--- begin Supplied material ---

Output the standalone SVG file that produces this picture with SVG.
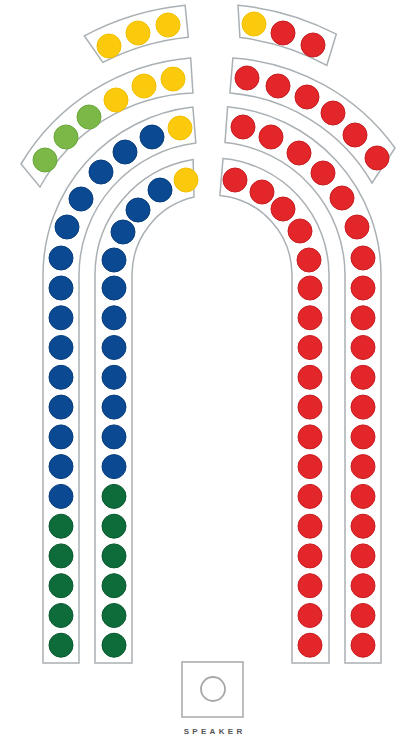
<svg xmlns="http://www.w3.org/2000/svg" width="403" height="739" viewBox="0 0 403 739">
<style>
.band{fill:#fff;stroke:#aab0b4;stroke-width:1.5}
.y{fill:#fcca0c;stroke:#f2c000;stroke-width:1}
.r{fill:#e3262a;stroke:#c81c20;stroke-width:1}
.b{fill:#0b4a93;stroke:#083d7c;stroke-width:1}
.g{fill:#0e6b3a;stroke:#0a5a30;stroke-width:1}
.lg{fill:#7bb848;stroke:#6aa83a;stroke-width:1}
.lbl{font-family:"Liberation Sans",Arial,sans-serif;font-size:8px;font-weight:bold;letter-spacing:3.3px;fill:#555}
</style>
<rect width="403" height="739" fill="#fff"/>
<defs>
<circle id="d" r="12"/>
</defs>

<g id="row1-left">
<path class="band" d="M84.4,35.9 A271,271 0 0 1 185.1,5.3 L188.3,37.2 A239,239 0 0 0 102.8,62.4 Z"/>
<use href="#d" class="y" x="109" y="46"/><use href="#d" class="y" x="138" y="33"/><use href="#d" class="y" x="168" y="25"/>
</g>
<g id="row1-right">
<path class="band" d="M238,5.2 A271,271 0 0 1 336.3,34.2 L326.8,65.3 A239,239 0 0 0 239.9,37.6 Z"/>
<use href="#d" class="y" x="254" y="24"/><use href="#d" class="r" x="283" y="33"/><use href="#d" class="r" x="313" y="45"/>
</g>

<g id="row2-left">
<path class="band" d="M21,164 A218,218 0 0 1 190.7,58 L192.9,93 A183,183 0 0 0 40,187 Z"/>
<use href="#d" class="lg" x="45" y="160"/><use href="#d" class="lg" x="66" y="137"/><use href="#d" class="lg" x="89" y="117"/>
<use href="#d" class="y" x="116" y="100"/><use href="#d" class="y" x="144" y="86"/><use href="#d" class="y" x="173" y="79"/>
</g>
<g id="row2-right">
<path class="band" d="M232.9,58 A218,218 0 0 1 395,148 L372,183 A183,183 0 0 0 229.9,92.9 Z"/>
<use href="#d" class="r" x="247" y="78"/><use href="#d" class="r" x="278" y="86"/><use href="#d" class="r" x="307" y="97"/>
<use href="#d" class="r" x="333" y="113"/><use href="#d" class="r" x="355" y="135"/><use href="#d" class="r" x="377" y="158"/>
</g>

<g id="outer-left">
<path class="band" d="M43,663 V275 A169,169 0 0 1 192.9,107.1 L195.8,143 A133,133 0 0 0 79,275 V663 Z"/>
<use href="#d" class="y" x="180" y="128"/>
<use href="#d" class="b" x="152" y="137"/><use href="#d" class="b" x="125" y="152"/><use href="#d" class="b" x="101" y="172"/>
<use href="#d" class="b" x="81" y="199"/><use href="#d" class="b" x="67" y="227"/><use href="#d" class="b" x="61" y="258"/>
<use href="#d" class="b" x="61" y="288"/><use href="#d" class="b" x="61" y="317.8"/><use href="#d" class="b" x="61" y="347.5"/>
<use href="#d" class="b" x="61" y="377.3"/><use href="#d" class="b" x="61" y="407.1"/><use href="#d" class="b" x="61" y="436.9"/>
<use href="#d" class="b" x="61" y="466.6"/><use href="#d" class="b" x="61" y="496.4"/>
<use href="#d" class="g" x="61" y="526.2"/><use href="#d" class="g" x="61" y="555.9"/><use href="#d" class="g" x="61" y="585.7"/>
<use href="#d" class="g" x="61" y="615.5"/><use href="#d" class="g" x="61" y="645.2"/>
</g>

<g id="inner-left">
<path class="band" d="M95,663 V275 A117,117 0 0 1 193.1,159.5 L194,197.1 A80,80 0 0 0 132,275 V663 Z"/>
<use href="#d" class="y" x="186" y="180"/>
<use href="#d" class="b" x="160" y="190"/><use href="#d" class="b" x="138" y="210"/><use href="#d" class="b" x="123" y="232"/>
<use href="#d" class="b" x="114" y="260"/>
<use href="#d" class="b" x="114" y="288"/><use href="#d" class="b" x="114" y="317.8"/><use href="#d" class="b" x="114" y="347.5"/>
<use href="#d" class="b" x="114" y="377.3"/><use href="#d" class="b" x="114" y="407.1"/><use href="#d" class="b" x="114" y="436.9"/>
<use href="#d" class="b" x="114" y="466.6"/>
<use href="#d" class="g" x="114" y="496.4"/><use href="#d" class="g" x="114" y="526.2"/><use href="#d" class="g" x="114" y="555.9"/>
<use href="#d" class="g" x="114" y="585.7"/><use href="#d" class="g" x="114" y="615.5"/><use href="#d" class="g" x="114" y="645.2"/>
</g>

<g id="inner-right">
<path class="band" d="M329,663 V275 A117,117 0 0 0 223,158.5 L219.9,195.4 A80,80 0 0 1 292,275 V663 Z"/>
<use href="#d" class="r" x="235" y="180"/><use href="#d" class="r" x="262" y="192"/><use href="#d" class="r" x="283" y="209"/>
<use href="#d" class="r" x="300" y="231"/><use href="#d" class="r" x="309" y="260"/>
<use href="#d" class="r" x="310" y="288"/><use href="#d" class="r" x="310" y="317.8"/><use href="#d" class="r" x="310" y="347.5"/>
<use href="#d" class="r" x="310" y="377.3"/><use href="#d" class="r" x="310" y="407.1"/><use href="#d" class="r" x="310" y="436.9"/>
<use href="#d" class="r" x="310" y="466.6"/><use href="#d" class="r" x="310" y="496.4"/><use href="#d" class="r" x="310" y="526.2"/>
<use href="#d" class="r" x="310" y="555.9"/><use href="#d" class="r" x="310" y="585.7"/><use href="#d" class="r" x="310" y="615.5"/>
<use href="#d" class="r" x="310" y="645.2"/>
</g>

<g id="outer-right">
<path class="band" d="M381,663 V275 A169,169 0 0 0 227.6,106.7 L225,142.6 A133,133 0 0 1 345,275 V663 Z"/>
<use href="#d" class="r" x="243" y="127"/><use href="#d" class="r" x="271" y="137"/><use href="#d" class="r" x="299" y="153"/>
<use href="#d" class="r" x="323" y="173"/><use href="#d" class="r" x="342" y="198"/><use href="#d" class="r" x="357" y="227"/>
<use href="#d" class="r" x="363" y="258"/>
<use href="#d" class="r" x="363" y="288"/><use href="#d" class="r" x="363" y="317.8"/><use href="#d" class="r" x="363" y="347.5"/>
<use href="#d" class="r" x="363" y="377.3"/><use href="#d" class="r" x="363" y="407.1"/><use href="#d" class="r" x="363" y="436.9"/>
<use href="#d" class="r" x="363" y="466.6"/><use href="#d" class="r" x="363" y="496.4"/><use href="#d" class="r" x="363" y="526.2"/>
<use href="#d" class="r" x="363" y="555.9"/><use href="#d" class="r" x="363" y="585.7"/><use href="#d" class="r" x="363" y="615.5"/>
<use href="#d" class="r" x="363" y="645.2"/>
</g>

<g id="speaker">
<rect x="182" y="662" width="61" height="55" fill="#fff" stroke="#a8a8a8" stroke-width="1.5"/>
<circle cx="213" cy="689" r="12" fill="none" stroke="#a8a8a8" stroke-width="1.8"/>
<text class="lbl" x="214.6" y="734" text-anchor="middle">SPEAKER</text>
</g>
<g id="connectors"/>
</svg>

--- end Supplied material ---

Omit the pictures and output all of the other material exactly.

Output the standalone SVG file that produces this picture with SVG.
<svg xmlns="http://www.w3.org/2000/svg" width="403" height="739" viewBox="0 0 403 739">
<style>
.band{fill:#fff;stroke:#aab0b4;stroke-width:1.5}
.y{fill:#fcca0c;stroke:#f2c000;stroke-width:1}
.r{fill:#e3262a;stroke:#c81c20;stroke-width:1}
.b{fill:#0b4a93;stroke:#083d7c;stroke-width:1}
.g{fill:#0e6b3a;stroke:#0a5a30;stroke-width:1}
.lg{fill:#7bb848;stroke:#6aa83a;stroke-width:1}
.lbl{font-family:"Liberation Sans",Arial,sans-serif;font-size:8px;font-weight:bold;letter-spacing:3.3px;fill:#555}
</style>
<rect width="403" height="739" fill="#fff"/>
<defs>
<circle id="d" r="12"/>
</defs>

<g id="row1-left">
<path class="band" d="M84.4,35.9 A271,271 0 0 1 185.1,5.3 L188.3,37.2 A239,239 0 0 0 102.8,62.4 Z"/>
<use href="#d" class="y" x="109" y="46"/><use href="#d" class="y" x="138" y="33"/><use href="#d" class="y" x="168" y="25"/>
</g>
<g id="row1-right">
<path class="band" d="M238,5.2 A271,271 0 0 1 336.3,34.2 L326.8,65.3 A239,239 0 0 0 239.9,37.6 Z"/>
<use href="#d" class="y" x="254" y="24"/><use href="#d" class="r" x="283" y="33"/><use href="#d" class="r" x="313" y="45"/>
</g>

<g id="row2-left">
<path class="band" d="M21,164 A218,218 0 0 1 190.7,58 L192.9,93 A183,183 0 0 0 40,187 Z"/>
<use href="#d" class="lg" x="45" y="160"/><use href="#d" class="lg" x="66" y="137"/><use href="#d" class="lg" x="89" y="117"/>
<use href="#d" class="y" x="116" y="100"/><use href="#d" class="y" x="144" y="86"/><use href="#d" class="y" x="173" y="79"/>
</g>
<g id="row2-right">
<path class="band" d="M232.9,58 A218,218 0 0 1 395,148 L372,183 A183,183 0 0 0 229.9,92.9 Z"/>
<use href="#d" class="r" x="247" y="78"/><use href="#d" class="r" x="278" y="86"/><use href="#d" class="r" x="307" y="97"/>
<use href="#d" class="r" x="333" y="113"/><use href="#d" class="r" x="355" y="135"/><use href="#d" class="r" x="377" y="158"/>
</g>

<g id="outer-left">
<path class="band" d="M43,663 V275 A169,169 0 0 1 192.9,107.1 L195.8,143 A133,133 0 0 0 79,275 V663 Z"/>
<use href="#d" class="y" x="180" y="128"/>
<use href="#d" class="b" x="152" y="137"/><use href="#d" class="b" x="125" y="152"/><use href="#d" class="b" x="101" y="172"/>
<use href="#d" class="b" x="81" y="199"/><use href="#d" class="b" x="67" y="227"/><use href="#d" class="b" x="61" y="258"/>
<use href="#d" class="b" x="61" y="288"/><use href="#d" class="b" x="61" y="317.8"/><use href="#d" class="b" x="61" y="347.5"/>
<use href="#d" class="b" x="61" y="377.3"/><use href="#d" class="b" x="61" y="407.1"/><use href="#d" class="b" x="61" y="436.9"/>
<use href="#d" class="b" x="61" y="466.6"/><use href="#d" class="b" x="61" y="496.4"/>
<use href="#d" class="g" x="61" y="526.2"/><use href="#d" class="g" x="61" y="555.9"/><use href="#d" class="g" x="61" y="585.7"/>
<use href="#d" class="g" x="61" y="615.5"/><use href="#d" class="g" x="61" y="645.2"/>
</g>

<g id="inner-left">
<path class="band" d="M95,663 V275 A117,117 0 0 1 193.1,159.5 L194,197.1 A80,80 0 0 0 132,275 V663 Z"/>
<use href="#d" class="y" x="186" y="180"/>
<use href="#d" class="b" x="160" y="190"/><use href="#d" class="b" x="138" y="210"/><use href="#d" class="b" x="123" y="232"/>
<use href="#d" class="b" x="114" y="260"/>
<use href="#d" class="b" x="114" y="288"/><use href="#d" class="b" x="114" y="317.8"/><use href="#d" class="b" x="114" y="347.5"/>
<use href="#d" class="b" x="114" y="377.3"/><use href="#d" class="b" x="114" y="407.1"/><use href="#d" class="b" x="114" y="436.9"/>
<use href="#d" class="b" x="114" y="466.6"/>
<use href="#d" class="g" x="114" y="496.4"/><use href="#d" class="g" x="114" y="526.2"/><use href="#d" class="g" x="114" y="555.9"/>
<use href="#d" class="g" x="114" y="585.7"/><use href="#d" class="g" x="114" y="615.5"/><use href="#d" class="g" x="114" y="645.2"/>
</g>

<g id="inner-right">
<path class="band" d="M329,663 V275 A117,117 0 0 0 223,158.5 L219.9,195.4 A80,80 0 0 1 292,275 V663 Z"/>
<use href="#d" class="r" x="235" y="180"/><use href="#d" class="r" x="262" y="192"/><use href="#d" class="r" x="283" y="209"/>
<use href="#d" class="r" x="300" y="231"/><use href="#d" class="r" x="309" y="260"/>
<use href="#d" class="r" x="310" y="288"/><use href="#d" class="r" x="310" y="317.8"/><use href="#d" class="r" x="310" y="347.5"/>
<use href="#d" class="r" x="310" y="377.3"/><use href="#d" class="r" x="310" y="407.1"/><use href="#d" class="r" x="310" y="436.9"/>
<use href="#d" class="r" x="310" y="466.6"/><use href="#d" class="r" x="310" y="496.4"/><use href="#d" class="r" x="310" y="526.2"/>
<use href="#d" class="r" x="310" y="555.9"/><use href="#d" class="r" x="310" y="585.7"/><use href="#d" class="r" x="310" y="615.5"/>
<use href="#d" class="r" x="310" y="645.2"/>
</g>

<g id="outer-right">
<path class="band" d="M381,663 V275 A169,169 0 0 0 227.6,106.7 L225,142.6 A133,133 0 0 1 345,275 V663 Z"/>
<use href="#d" class="r" x="243" y="127"/><use href="#d" class="r" x="271" y="137"/><use href="#d" class="r" x="299" y="153"/>
<use href="#d" class="r" x="323" y="173"/><use href="#d" class="r" x="342" y="198"/><use href="#d" class="r" x="357" y="227"/>
<use href="#d" class="r" x="363" y="258"/>
<use href="#d" class="r" x="363" y="288"/><use href="#d" class="r" x="363" y="317.8"/><use href="#d" class="r" x="363" y="347.5"/>
<use href="#d" class="r" x="363" y="377.3"/><use href="#d" class="r" x="363" y="407.1"/><use href="#d" class="r" x="363" y="436.9"/>
<use href="#d" class="r" x="363" y="466.6"/><use href="#d" class="r" x="363" y="496.4"/><use href="#d" class="r" x="363" y="526.2"/>
<use href="#d" class="r" x="363" y="555.9"/><use href="#d" class="r" x="363" y="585.7"/><use href="#d" class="r" x="363" y="615.5"/>
<use href="#d" class="r" x="363" y="645.2"/>
</g>

<g id="speaker">
<rect x="182" y="662" width="61" height="55" fill="#fff" stroke="#a8a8a8" stroke-width="1.5"/>
<circle cx="213" cy="689" r="12" fill="none" stroke="#a8a8a8" stroke-width="1.8"/>
<text class="lbl" x="214.6" y="734" text-anchor="middle">SPEAKER</text>
</g>
<g id="connectors"/>
</svg>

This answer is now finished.